The merger of HDFC and HDFC Bank is anticipated to build India’s third largest company by capitalization. It was a deal waiting to happen for several years and perhaps the low interest rate regime was one of the biggest compelling factors to time it now.
For HDFC Bank, the merger at this juncture is a master stroke. All was not well with the bank as large-scale restructuring of loans has adversely affected the financial health of the bank’s balance sheet. Analysts were on the verge of downgrading the rating of the bank, while a rejuvenated ICICI Bank, after the Chanda Kochchar episode had spoiled its image, was going from strength to strength and it was widely felt that ICICI Bank would dethrone HDFC Bank from the top position among private sector banks.
But the timely merger has not only helped HDFC Bank retain its positon but has also enabled it to strengthen its presence to such an extent that after the merger it will be double the size of ICICI Bank. First of all, shareholders of HDFC will get 42 shares of the bank for 25 shares they hold in the parent company. This ratio places the bank at a premium to HDFC. The bank does not have to pay a premium over the market price for a business run extremely well within the family. The deal structure opens up headroom for international holdings.
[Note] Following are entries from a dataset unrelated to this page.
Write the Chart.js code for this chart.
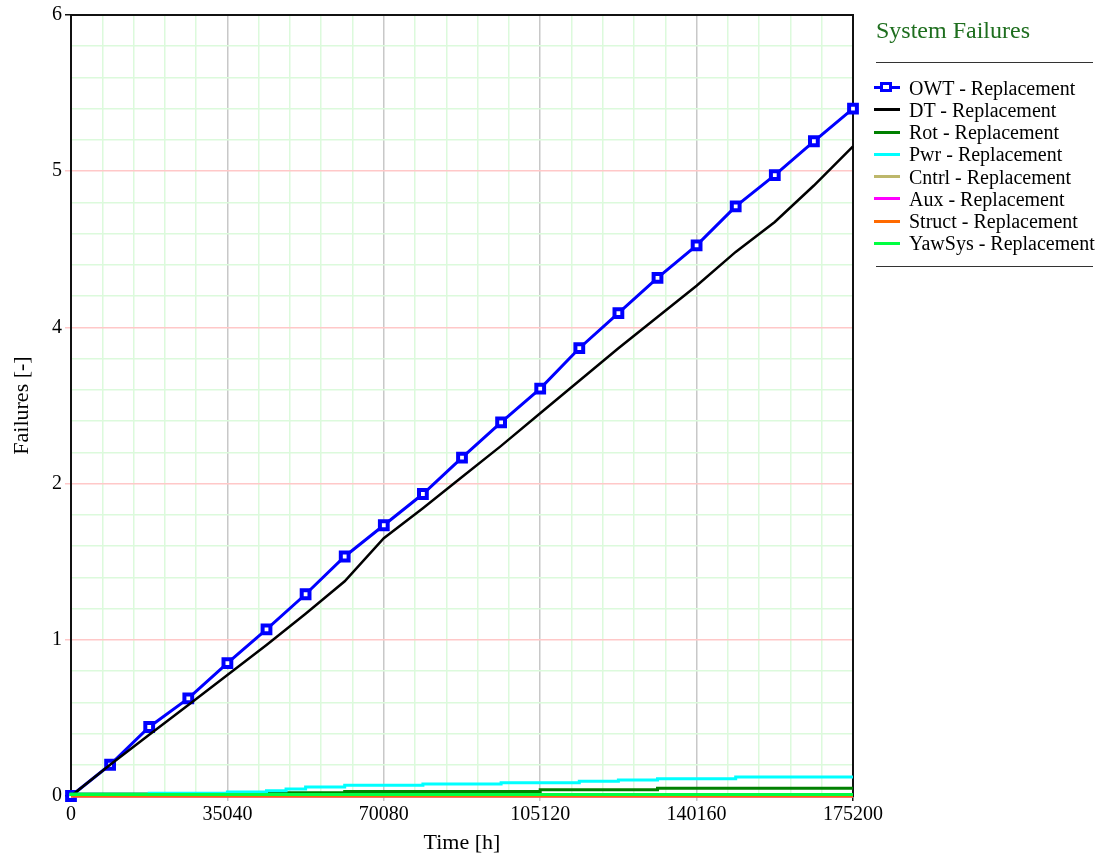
<!DOCTYPE html>
<html>
<head>
<meta charset="utf-8">
<title>System Failures</title>
<script src="https://cdn.jsdelivr.net/npm/chart.js@4.4.1/dist/chart.umd.min.js"></script>
<style>
  html, body { margin: 0; padding: 0; background: #fff; }
  #wrap { position: relative; width: 1110px; height: 863px; font-family: 'Liberation Serif', 'Times New Roman', serif; }
  #wrap canvas { position: absolute; left: 0; top: 0; }
  .lg-title { position: absolute; left: 876px; top: 15px; line-height: 30px; font-size: 24px; color: #1e6e1e; white-space: nowrap; }
  .lg-rule { position: absolute; left: 876px; width: 217px; height: 0; border-top: 1.5px solid #333; }
  .lg-item { position: absolute; left: 874px; height: 22px; line-height: 22px; font-size: 20px; white-space: nowrap; color: #000; }
  .lg-item .sw { position: absolute; left: 0; top: 9.5px; width: 26px; height: 3px; }
  .lg-item .mk { position: absolute; left: 6px; top: 5.5px; width: 6px; height: 4px; border: 3.5px solid #0000ff; background: #fff; }
  .lg-item span { position: absolute; left: 35px; top: 0; }
</style>
</head>
<body>
<div id="wrap">
  <canvas id="chart"></canvas>
</div>
<script>
/* ===== DATA ===== */
const timeHours   = [0, 8760, 17520, 26280, 35040, 43800, 52560, 61320, 70080, 78840, 87600,
                     96360, 105120, 113880, 122640, 131400, 140160, 148920, 157680, 166440, 175200];
const owtFailures = [0, 0.24, 0.53, 0.75, 1.02, 1.28, 1.55, 1.84, 2.08, 2.32, 2.60,
                     2.87, 3.13, 3.44, 3.71, 3.98, 4.23, 4.53, 4.77, 5.03, 5.28];
const dtFailures  = [0, 0.24, 0.47, 0.70, 0.93, 1.16, 1.40, 1.65, 1.98, 2.21, 2.45,
                     2.69, 2.94, 3.19, 3.44, 3.68, 3.92, 4.18, 4.41, 4.69, 4.99];

// step series: value holds from each time until the next one
const rotTimes    = [0, 43800, 61320, 105120, 131400, 166440, 175200];
const rotFailures = [0, 0.015, 0.025, 0.035, 0.048, 0.060, 0.060];
const pwrTimes    = [0, 17520, 35040, 43800, 48180, 52560, 61320, 78840, 96360, 113880, 122640, 131400, 148920, 157680, 175200];
const pwrFailures = [0, 0.013, 0.021, 0.031, 0.041, 0.054, 0.069, 0.082, 0.092, 0.102, 0.113, 0.123, 0.133, 0.146, 0.146];
const cntrlTimes  = [0, 175200];
const cntrlFailures = [0, 0];
const auxTimes    = [0, 175200];
const auxFailures = [0, 0];
const structTimes = [0, 175200];
const structFailures = [0, 0];
const yawTimes    = [0, 78840, 175200];
const yawFailures = [0, 0.012, 0.012];

const seriesNames  = ['OWT - Replacement', 'DT - Replacement', 'Rot - Replacement', 'Pwr - Replacement',
                      'Cntrl - Replacement', 'Aux - Replacement', 'Struct - Replacement', 'YawSys - Replacement'];
const seriesColors = ['#0000ff', '#000000', '#008000', '#00ffff', '#bdb76b', '#ff00ff', '#ff6a00', '#00ff40'];

const xMajorTicks = [0, 35040, 70080, 105120, 140160, 175200];
const xTickLabels = ['0', '35040', '70080', '105120', '140160', '175200'];
const yMajorTicks = [0, 1.2, 2.4, 3.6, 4.8, 6];
const yTickLabels = ['0', '1', '2', '4', '5', '6'];

const FONT = "'Liberation Serif', 'Times New Roman', serif";
const MINOR = 5;

/* ===== HELPERS ===== */
const pts = (xs, ys) => xs.map((x, i) => ({ x: x, y: ys[i] }));

function buildTicks(majors, labels) {
  const out = [];
  for (let i = 0; i < majors.length; i++) {
    out.push({ value: majors[i], major: true, lbl: labels[i], edge: i === 0 || i === majors.length - 1 });
    if (i < majors.length - 1) {
      const d = (majors[i + 1] - majors[i]) / MINOR;
      for (let k = 1; k < MINOR; k++) out.push({ value: majors[i] + k * d, major: false, lbl: '' });
    }
  }
  return out;
}

const gridColor = (majorCol) => c => (c.tick && c.tick.major) ? majorCol : '#dcfadc';
const tickColor = (majorCol) => c => !c.tick || !c.tick.major ? 'rgba(0,0,0,0)' : (c.tick.edge ? '#111' : majorCol);

/* ===== FRAME ===== */
const framePlugin = {
  id: 'frame',
  beforeDatasetsDraw(chart) {
    const { ctx, chartArea: a } = chart;
    ctx.save();
    ctx.strokeStyle = '#111';
    ctx.lineWidth = 2;
    ctx.strokeRect(a.left, a.top, a.right - a.left, a.bottom - a.top);
    ctx.restore();
  }
};

/* ===== CHART ===== */
function lineSet(i, data, extra) {
  return Object.assign({
    label: seriesNames[i], data: data,
    borderColor: seriesColors[i], backgroundColor: seriesColors[i],
    borderWidth: 3, pointRadius: 0, fill: false, tension: 0,
    order: seriesNames.length - i, clip: 8
  }, extra || {});
}

const wrap = document.getElementById('wrap');
const ctx = document.getElementById('chart');
ctx.width = 1110; ctx.height = 863;

new Chart(ctx, {
  type: 'line',
  data: {
    datasets: [
      lineSet(0, pts(timeHours, owtFailures), {
        borderWidth: 3, pointStyle: 'rect', pointRadius: 5.5, pointHoverRadius: 5.5,
        pointBorderWidth: 4, pointBackgroundColor: '#ffffff', pointBorderColor: '#0000ff'
      }),
      lineSet(1, pts(timeHours, dtFailures), { borderWidth: 2.5 }),
      lineSet(2, pts(rotTimes, rotFailures), { stepped: 'after' }),
      lineSet(3, pts(pwrTimes, pwrFailures), { stepped: 'after' }),
      lineSet(4, pts(cntrlTimes, cntrlFailures), { stepped: 'after' }),
      lineSet(5, pts(auxTimes, auxFailures), { stepped: 'after' }),
      lineSet(6, pts(structTimes, structFailures), { stepped: 'after' }),
      lineSet(7, pts(yawTimes, yawFailures), { stepped: 'after' })
    ]
  },
  options: {
    responsive: false, animation: false,
    layout: { padding: { left: 0, top: 15, right: 257, bottom: 0 } },
    plugins: { legend: { display: false }, tooltip: { enabled: false } },
    scales: {
      x: {
        type: 'linear', min: 0, max: 175200,
        afterBuildTicks: s => { s.ticks = buildTicks(xMajorTicks, xTickLabels); },
        afterFit: s => { s.height = 67; },
        border: { display: false },
        grid: { color: gridColor('#c8c8c8'), lineWidth: 1.5, tickLength: 5, tickColor: tickColor('#c8c8c8') },
        ticks: { autoSkip: false, maxRotation: 0, padding: 2, color: '#000',
          font: { family: FONT, size: 20 }, callback: (v, i, t) => t[i].lbl || '' },
        title: { display: true, text: 'Time [h]', color: '#000',
          font: { family: FONT, size: 22 }, padding: { top: 0, bottom: 7 } }
      },
      y: {
        type: 'linear', min: 0, max: 6,
        afterBuildTicks: s => { s.ticks = buildTicks(yMajorTicks, yTickLabels); },
        afterFit: s => { s.width = 71; },
        border: { display: false },
        grid: { color: gridColor('#ffc8c8'), lineWidth: 1.5, tickLength: 6, tickColor: tickColor('#ffc8c8') },
        ticks: { autoSkip: false, padding: 3, color: '#000',
          font: { family: FONT, size: 20 }, callback: (v, i, t) => t[i].lbl || '' },
        title: { display: true, text: 'Failures [-]', color: '#000',
          font: { family: FONT, size: 22 }, padding: { top: 9, bottom: 0 } }
      }
    }
  },
  plugins: [framePlugin]
});

/* ===== LEGEND ===== */
(function buildLegend() {
  const t = document.createElement('div');
  t.className = 'lg-title'; t.textContent = 'System Failures';
  wrap.appendChild(t);
  [63, 267].forEach(y => {
    const r = document.createElement('div');
    r.className = 'lg-rule'; r.style.top = (y - 1) + 'px';
    wrap.appendChild(r);
  });
  seriesNames.forEach((name, i) => {
    const it = document.createElement('div');
    it.className = 'lg-item';
    it.style.top = (87.7 + i * 22.23 - 11) + 'px';
    const sw = document.createElement('div');
    sw.className = 'sw'; sw.style.background = seriesColors[i];
    it.appendChild(sw);
    if (i === 0) { const mk = document.createElement('div'); mk.className = 'mk'; it.appendChild(mk); }
    const sp = document.createElement('span'); sp.textContent = name;
    it.appendChild(sp);
    wrap.appendChild(it);
  });
})();
</script>
</body>
</html>
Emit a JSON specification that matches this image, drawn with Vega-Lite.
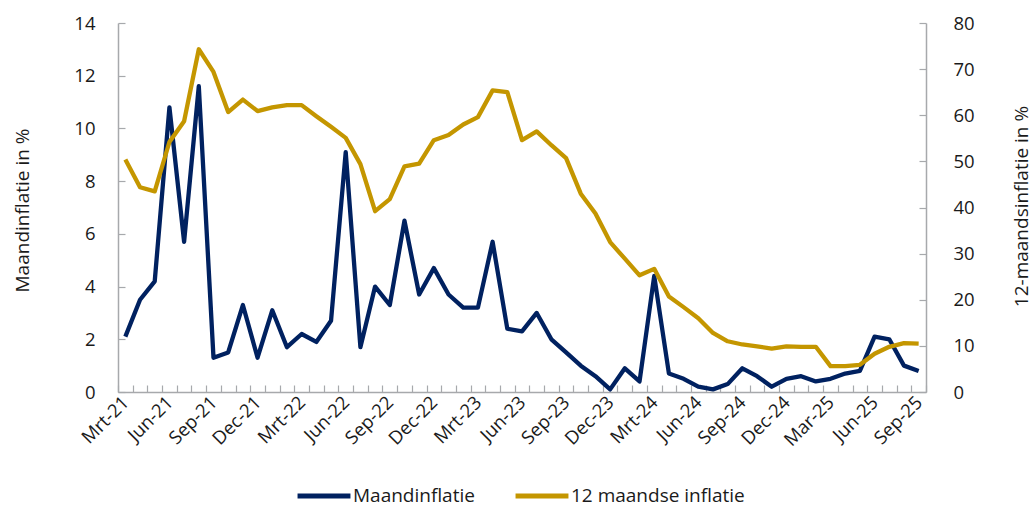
{
  "$schema": "https://vega.github.io/schema/vega-lite/v6.json",
  "autosize": {"type": "none"},
  "width": 808,
  "height": 369,
  "padding": {"left": 118, "top": 23, "right": 109, "bottom": 115},
  "background": "white",
  "config": {
    "view": {"stroke": null},
    "font": "Open Sans",
    "axis": {
      "labelFont": "Open Sans",
      "titleFont": "Open Sans",
      "labelFontSize": 18.5,
      "titleFontSize": 19,
      "labelColor": "#1a1a1a",
      "titleColor": "#1a1a1a",
      "titleFontWeight": "normal",
      "domainColor": "#a7a9ac",
      "domainWidth": 1.5,
      "tickColor": "#a7a9ac",
      "tickWidth": 1.2,
      "grid": false
    },
    "legend": {
      "labelFont": "Open Sans",
      "labelFontSize": 19,
      "labelColor": "#1a1a1a",
      "labelLimit": 400
    }
  },
  "data": {
    "values": [
      {"maand": "Mrt-21", "m": 2.1, "j": 50.4},
      {"maand": "Apr-21", "m": 3.5, "j": 44.4},
      {"maand": "Mei-21", "m": 4.2, "j": 43.5},
      {"maand": "Jun-21", "m": 10.8, "j": 54.2},
      {"maand": "Jul-21", "m": 5.7, "j": 58.7},
      {"maand": "Aug-21", "m": 11.6, "j": 74.3},
      {"maand": "Sep-21", "m": 1.3, "j": 69.4},
      {"maand": "Okt-21", "m": 1.5, "j": 60.7},
      {"maand": "Nov-21", "m": 3.3, "j": 63.4},
      {"maand": "Dec-21", "m": 1.3, "j": 60.9},
      {"maand": "Jan-22", "m": 3.1, "j": 61.7},
      {"maand": "Feb-22", "m": 1.7, "j": 62.2},
      {"maand": "Mrt-22", "m": 2.2, "j": 62.2},
      {"maand": "Apr-22", "m": 1.9, "j": 59.8},
      {"maand": "Mei-22", "m": 2.7, "j": 57.5},
      {"maand": "Jun-22", "m": 9.1, "j": 55.1},
      {"maand": "Jul-22", "m": 1.7, "j": 49.4},
      {"maand": "Aug-22", "m": 4.0, "j": 39.2},
      {"maand": "Sep-22", "m": 3.3, "j": 41.8},
      {"maand": "Okt-22", "m": 6.5, "j": 48.9},
      {"maand": "Nov-22", "m": 3.7, "j": 49.5},
      {"maand": "Dec-22", "m": 4.7, "j": 54.6},
      {"maand": "Jan-23", "m": 3.7, "j": 55.7},
      {"maand": "Feb-23", "m": 3.2, "j": 58.0},
      {"maand": "Mrt-23", "m": 3.2, "j": 59.6},
      {"maand": "Apr-23", "m": 5.7, "j": 65.4},
      {"maand": "Mei-23", "m": 2.4, "j": 65.0},
      {"maand": "Jun-23", "m": 2.3, "j": 54.6},
      {"maand": "Jul-23", "m": 3.0, "j": 56.5},
      {"maand": "Aug-23", "m": 2.0, "j": 53.5},
      {"maand": "Sep-23", "m": 1.5, "j": 50.7},
      {"maand": "Okt-23", "m": 1.0, "j": 43.0},
      {"maand": "Nov-23", "m": 0.6, "j": 38.7},
      {"maand": "Dec-23", "m": 0.1, "j": 32.5},
      {"maand": "Jan-24", "m": 0.9, "j": 28.9},
      {"maand": "Feb-24", "m": 0.4, "j": 25.3},
      {"maand": "Mrt-24", "m": 4.4, "j": 26.7},
      {"maand": "Apr-24", "m": 0.7, "j": 20.7},
      {"maand": "Mei-24", "m": 0.5, "j": 18.4},
      {"maand": "Jun-24", "m": 0.2, "j": 16.0},
      {"maand": "Jul-24", "m": 0.1, "j": 12.8},
      {"maand": "Aug-24", "m": 0.3, "j": 11.0},
      {"maand": "Sep-24", "m": 0.9, "j": 10.3},
      {"maand": "Okt-24", "m": 0.6, "j": 9.9},
      {"maand": "Nov-24", "m": 0.2, "j": 9.4},
      {"maand": "Dec-24", "m": 0.5, "j": 9.9},
      {"maand": "Jan-25", "m": 0.6, "j": 9.8},
      {"maand": "Feb-25", "m": 0.4, "j": 9.8},
      {"maand": "Mar-25", "m": 0.5, "j": 5.6},
      {"maand": "Apr-25", "m": 0.7, "j": 5.6},
      {"maand": "Mei-25", "m": 0.8, "j": 5.9},
      {"maand": "Jun-25", "m": 2.1, "j": 8.3},
      {"maand": "Jul-25", "m": 2.0, "j": 9.8},
      {"maand": "Aug-25", "m": 1.0, "j": 10.6},
      {"maand": "Sep-25", "m": 0.8, "j": 10.5}
    ]
  },
  "encoding": {
    "x": {
      "field": "maand",
      "type": "ordinal",
      "sort": null,
      "bandPosition": 0.5,
      "scale": {"type": "band", "paddingInner": 0, "paddingOuter": 0},
      "axis": {
        "title": null,
        "tickBand": "extent",
        "tickSize": -7,
        "labelPadding": 14,
        "labelAngle": -45,
        "labelAlign": "right",
        "labelBaseline": "middle",
        "labelOverlap": false,
        "labelExpr": "indexof(['Mrt','Jun','Sep','Dec','Mar'], slice(datum.label, 0, 3)) >= 0 ? datum.label : ''"
      }
    }
  },
  "layer": [
    {
      "mark": {"type": "line", "strokeWidth": 4.3, "strokeJoin": "round", "strokeCap": "butt"},
      "encoding": {
        "y": {
          "field": "m",
          "type": "quantitative",
          "scale": {"domain": [0, 14], "nice": false},
          "axis": {
            "title": "Maandinflatie in %",
            "values": [0, 2, 4, 6, 8, 10, 12, 14],
            "orient": "left",
            "tickSize": -7,
            "labelPadding": 30,
            "titleX": -96,
            "titleY": 187,
            "titleAngle": -90,
            "titleBaseline": "middle",
            "titleAlign": "center"
          }
        },
        "color": {
          "datum": "Maandinflatie",
          "type": "nominal",
          "scale": {"domain": ["Maandinflatie", "12 maandse inflatie"], "range": ["#002160", "#C49600"]},
          "legend": {
            "title": null,
            "orient": "none",
            "direction": "horizontal",
            "legendX": 177,
            "legendY": 444,
            "symbolType": "stroke",
            "symbolSize": 2800,
            "symbolStrokeWidth": 5,
            "labelOffset": 0,
            "columnPadding": 30,
            "padding": 0
          }
        }
      }
    },
    {
      "mark": {"type": "line", "strokeWidth": 4.3, "strokeJoin": "round", "strokeCap": "butt"},
      "encoding": {
        "y": {
          "field": "j",
          "type": "quantitative",
          "scale": {"domain": [0, 80], "nice": false},
          "axis": {
            "title": "12-maandsinflatie in %",
            "values": [0, 10, 20, 30, 40, 50, 60, 70, 80],
            "orient": "right",
            "tickSize": -7,
            "labelPadding": 34,
            "titleX": 95,
            "titleY": 183,
            "titleAngle": -90,
            "titleBaseline": "middle",
            "titleAlign": "center"
          }
        },
        "color": {"datum": "12 maandse inflatie", "type": "nominal"}
      }
    }
  ],
  "resolve": {"scale": {"y": "independent"}}
}
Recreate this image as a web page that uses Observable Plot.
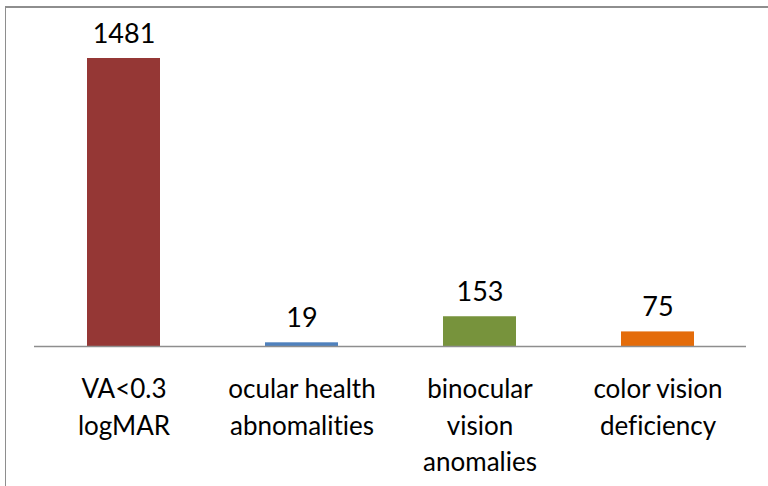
<!DOCTYPE html>
<html>
<head>
<meta charset="utf-8">
<script src="https://cdn.jsdelivr.net/npm/d3@7"></script>
<script src="https://cdn.jsdelivr.net/npm/@observablehq/plot@0.6"></script>
<style>
  html, body { margin: 0; padding: 0; background: #fff; }
  #wrap { position: relative; width: 768px; height: 486px; overflow: hidden; }
  #wrap svg text { font-variant-ligatures: none; font-feature-settings: "liga" 0; }
  #border { position: absolute; left: 5px; top: 6px; right: -10px; bottom: -10px;
            border-top: 2px solid #8e8e8e; border-left: 1px solid #8e8e8e; pointer-events: none; }
</style>
</head>
<body>
<div id="wrap"><div id="border"></div></div>
<script>
const categories = ["VA<0.3\nlogMAR", "ocular health\nabnomalities", "binocular\nvision\nanomalies", "color vision\ndeficiency"];
const values = [1481, 19, 153, 75];
const colors = ["#953735", "#4f81bd", "#77933c", "#e46c0a"];

const data = categories.map((c, i) => ({category: c, value: values[i], color: colors[i]}));

const chart = Plot.plot({
  width: 768,
  height: 486,
  marginLeft: 34,
  marginRight: 22,
  marginTop: 58,
  marginBottom: 140,
  style: {fontFamily: "Lato, 'Open Sans', sans-serif", background: "transparent"},
  x: {domain: categories, paddingInner: 0.59, paddingOuter: 0.295, label: null},
  y: {domain: [0, 1481], axis: null},
  marks: [
    Plot.barY(data, {x: "category", y: "value", fill: "color"}),
    Plot.ruleY([0], {stroke: "#8e8e8e", strokeWidth: 1.5}),
    Plot.text(data, {x: "category", y: "value", text: d => String(d.value), dy: -16,
      lineAnchor: "bottom", fontSize: 27, fill: "#000"}),
    Plot.axisX({tickSize: 0, tickPadding: 26, fontSize: 26, lineHeight: 1.4,
      lineAnchor: "top", color: "#000", label: null})
  ]
});
document.getElementById("wrap").prepend(chart);
</script>
</body>
</html>
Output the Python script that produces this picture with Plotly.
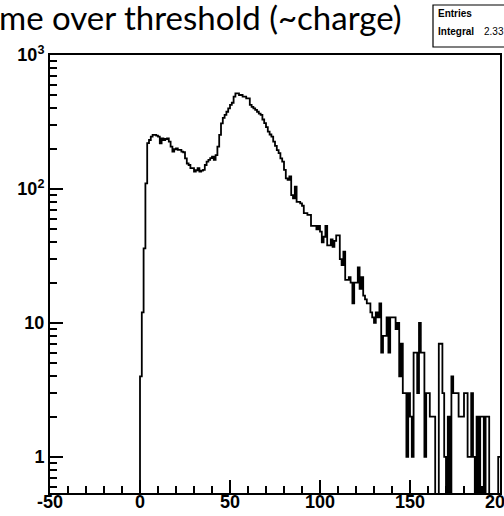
import plotly.graph_objects as go

# ---- data (bin counts, bins of width 1 starting at x = 0) ----
bin_start = 0
bin_width = 1
counts = [
    4, 12, 36, 110, 220, 232, 246, 253, 253, 250,
    246, 219, 239, 232, 236, 239, 226, 207, 190, 198,
    201, 196, 196, 190, 188, 169, 155, 151, 143, 143,
    135, 138, 143, 135, 137, 139, 151, 160, 165, 170,
    174, 165, 179, 207, 253, 309, 340, 357, 377, 400,
    424, 440, 489, 518, 518, 503, 503, 489, 489, 475,
    475, 424, 410, 400, 390, 377, 365, 357, 330, 310,
    290, 268, 255, 246, 226, 210, 195, 185, 169, 160,
    139, 120, 117, 124, 90, 85, 104, 80, 80, 78,
    75, 66, 66, 64, 64, 53, 53, 53, 50, 53,
    48, 40, 44, 53, 38, 38, 42, 37, 41, 45,
    45, 30, 27, 34, 21, 21, 22, 20, 14, 20,
    20, 26, 18, 22, 16, 15, 14, 14, 12, 11,
    10, 12, 11, 14, 6, 8, 8, 11, 6, 11,
    11, 11, 9, 10, 4, 7, 3, 3, 1, 3,
    2, 1, 6, 6, 3, 10, 6, 6, 1, 3,
    3, 2, 2, 2, 0, 0, 7, 7, 3, 1,
    0, 2, 0, 4, 3, 3, 3, 2, 2, 2,
    3, 3, 1, 1, 3, 1, 0, 2, 0, 2,
    2, 0, 2, 2, 0, 0, 0, 0, 0, 1,
]
x_range = [-50, 200]
x_tick_vals = [-50, 0, 50, 100, 150, 200]
x_tick_text = ["-50", "0", "50", "100", "150", "200"]
y_tick_vals = [1, 10, 100, 1000]
y_tick_text = ["1", "10", "10<sup>2</sup>", "10<sup>3</sup>"]
title_text = "me over threshold (~charge)"
stats_labels = ["Entries", "Integral"]
stats_values = ["", "2.33"]

# ---- build step outline (zero bins drawn below the frame, as ROOT does) ----
FLOOR = 0.1
edges = [bin_start + i * bin_width for i in range(len(counts) + 1)]
xs = [x_range[0]] + edges
ys = [FLOOR] + [c if c > 0 else FLOOR for c in counts] + [counts[-1] if counts[-1] > 0 else FLOOR]

W, H = 504, 516
L, R, T, B = 50, 4, 55, 23
pw, ph = W - L - R, H - T - B

def px(xp):
    return (xp - L) / pw

def py(yp):
    return (H - B - yp) / ph

fig = go.Figure()
fig.add_trace(go.Scatter(
    x=xs, y=ys, mode="lines", line=dict(color="black", width=1.8, shape="hv"),
    hoverinfo="skip", showlegend=False,
))

axis_font = dict(family="Liberation Sans, Arial, sans-serif", size=18, color="black", weight="bold")

fig.update_xaxes(
    range=x_range, showgrid=False, zeroline=False,
    showline=True, linecolor="black", linewidth=2, mirror=True,
    ticks="inside", ticklen=13, tickwidth=1.5, tickcolor="black",
    tickvals=x_tick_vals, ticktext=x_tick_text, tickfont=axis_font,
    ticklabelstandoff=-9, ticklabeloverflow="allow",
    minor=dict(ticks="inside", ticklen=7, tickwidth=1.5, tickcolor="black", dtick=10, tick0=0, showgrid=False),
)
fig.update_yaxes(
    type="log", range=[-0.269, 3.0], showgrid=False, zeroline=False,
    showline=True, linecolor="black", linewidth=2, mirror=True,
    ticks="inside", ticklen=13, tickwidth=1.5, tickcolor="black",
    tickvals=y_tick_vals, ticktext=y_tick_text, tickfont=axis_font,
    ticklabeloverflow="allow",
    minor=dict(ticks="inside", ticklen=7, tickwidth=1.5, tickcolor="black", dtick="D1", showgrid=False),
)

annotations = [
    dict(text=title_text, xref="paper", yref="paper", x=px(404), y=py(17),
         xanchor="right", yanchor="middle", showarrow=False,
         font=dict(family="Lato, Open Sans, sans-serif", size=33, color="black")),
]
stat_y = [14, 31]
for lab, val, yy in zip(stats_labels, stats_values, stat_y):
    annotations.append(dict(text=lab, xref="paper", yref="paper", x=px(436), y=py(yy),
                            xanchor="left", yanchor="middle", showarrow=False,
                            font=dict(family="Liberation Sans, Arial, sans-serif", size=10, color="black", weight="bold")))
    if val:
        annotations.append(dict(text=val, xref="paper", yref="paper", x=px(482), y=py(yy),
                                xanchor="left", yanchor="middle", showarrow=False,
                                font=dict(family="Liberation Sans, Arial, sans-serif", size=10, color="black")))

fig.update_layout(
    width=W, height=H, margin=dict(l=L, r=R, t=T, b=B, autoexpand=False),
    paper_bgcolor="white", plot_bgcolor="white",
    annotations=annotations,
    shapes=[dict(type="rect", xref="paper", yref="paper", x0=px(433), x1=px(520), y0=py(47), y1=py(5),
                 line=dict(color="black", width=1.2), fillcolor="rgba(0,0,0,0)")],
)

fig.write_html("out.html")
The merger may also help resolve the technical issue of high FII ownership of HDFC Bank since HDFC’s stake in HDFC Bank is classified as foreign holding and now that portion of foreign holding will be cancelled.
Again, the merger will increase the bank’s product portfolio and ability to cross-sell while there will also be PSL requirements and higher SLR/CRR requirements. The merger will prove to be a game-changer for the bank and its share price is bound to scale higher levels.